The main agents responsible for formation of coastal landforms are deposition and erosion, which are the result of waves, tides, and currents. Coastal and oceanic landforms are also heavily dependent on the type of rock present (i.e., the hardness or softness of rock—how resistant/nonresistant it is to erosion). Many coastal and oceanic landforms are listed and described below.
• abyssal fan—underwater structures that look like deltas formed at the end of many large rivers.
• abyssal plain—flat or very gently sloping areas of the deep ocean basin floor.
• arch—a natural formation where a rock arch forms, with a natural passageway underneath. They commonly form where cliffs are subject to erosion from the sea, rivers, or weathering; the processes find weaknesses in rocks and work on them, making them bigger until they break through.
• archipelago—a chain or cluster of islands that are formed tectonically (i.e., by forces and movements within the Earth).
• atoll—an annular reef enclosing a lagoon in which there are no promontories other than reefs and islets composed of reef detritus; in an exclusively morphological sense, a ring-shaped ribbon reef enclosing a lagoon in the center.
• ayre—a body of water divided from the sea by a narrow bar of land.
• barrier bar—a long and narrow (linear) landform within or extending into a body of water, typically composed of sand, silt, or small pebbles.
• bay—an area of water bordered by land on three sides.
• beach—landform along the shoreline of a body of water. A raised beach is an emergent coastal landform, a wave-cut platform raised above the shore line.
• beach cusps—shoreline formations made up of various grades of sediment in an arc pattern.
• beach ridge—a wave-swept or wave-deposited ridge running parallel to a shoreline.
• bight—a bend or curve in the line between land and water, or a large, shallow bay.

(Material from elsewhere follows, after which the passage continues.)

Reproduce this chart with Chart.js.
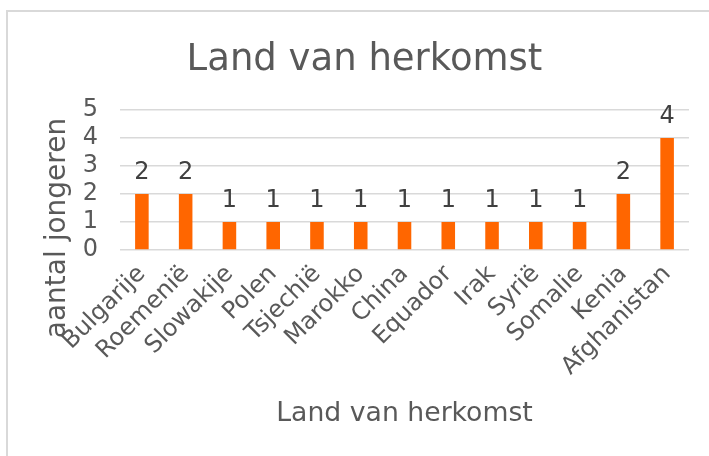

• channel—the physical confine of a river, slough, or ocean strait consisting of a bed and banks.
• cliff—a significant, vertical, or near vertical erosion-formed rock exposure.
• coast—where the land meets the sea.
• continental shelf—the undersea extended perimeter of each continent and associated coastal plain.
• coral reef—sea or ocean structures produced by living organisms.
• cove—a circular or oval coastal inlet with a narrow entrance.
• dune—hill of sand built by Aeolian processes.
• estuary—a semienclosed coastal body of water with one or more rivers or streams flowing into it, and with a free connection to the open sea.
• firth—various coastal waters in Scotland.
• fjord—glacier cut U-shaped drowned valley.
• headlands—coastline feature surrounded by water on three sides.
• inlet—a narrow body of water between islands or leading inland from a larger body of water, often leading to an enclosed body of water, such as a bay, lagoon, or marsh.
• isthmus—the narrow strip of land connecting two larger areas of land.
• lagoon—body of comparatively shallow salt or brackish water separated from the deeper sea by a shallow or exposed sandbank, coral ref, or similar feature.
• machair—refers to a fertile, low-lying grassy plain found on some of the northwest coastlines of Ireland and Scotland.
• mid-ocean ridge—an underwater mountain range, typically having a valley known as a rift running along its spine, formed by plate tectonics.
• ocean basin—large geologic basin covered by seawater and well below sea level.
• oceanic trench—narrow topographic depressions of the sea floor that can be hemispheric in length.
• ocean plateau—large, relatively flat submarine region that rises well above the level of the ambient seabed.
• peninsula—a piece of land that is nearly surrounded by water but connected to mainland via an isthmus.
• ria—a drowned river valley.
• river delta—a landform that is created at the mouth of a river where that river flows into an ocean, sea, estuary, lake, reservoir, or another river.
• salt marsh—a type of marsh that is transitional intertidal between land and salty or brackish water.
• sea cave—type of cave formed primarily by the wave action of the sea.
• shoal—a sandbar that is somewhat linear within or extending into a body of water, typically composed of sand, silt, or small pebbles.
• sound—a large sea or ocean inlet larger than a bay, deeper than a bight, and wider than a fjord, or it may identify a narrow sea or ocean channel between two bodies of land.
• spit—a deposition landform off coasts; one end is connected to land and the other far end juts into open water.
• stack—a landform consisting of a steep and often vertical column or columns of rock in the sea near a coast.
• straight—a narrow, navigable channel of water that connects two large navigable bodies of water.
• surge channel—a narrow inlet on a rocky shoreline.
• tombolo (Italian for mound)—a deposition landform in which an island is attached to the mainland by a narrow piece of land such as a spit or bar.
• volcanic arc—a chain of volcanic islands or mountains formed by plate tectonics as an oceanic tectonic plate subducts under another tectonic plate and produces magma.
• wave-cut platform—the narrow, flat area often seen at the base of a sea cliff or along a large lakeshore caused by the action of the waves.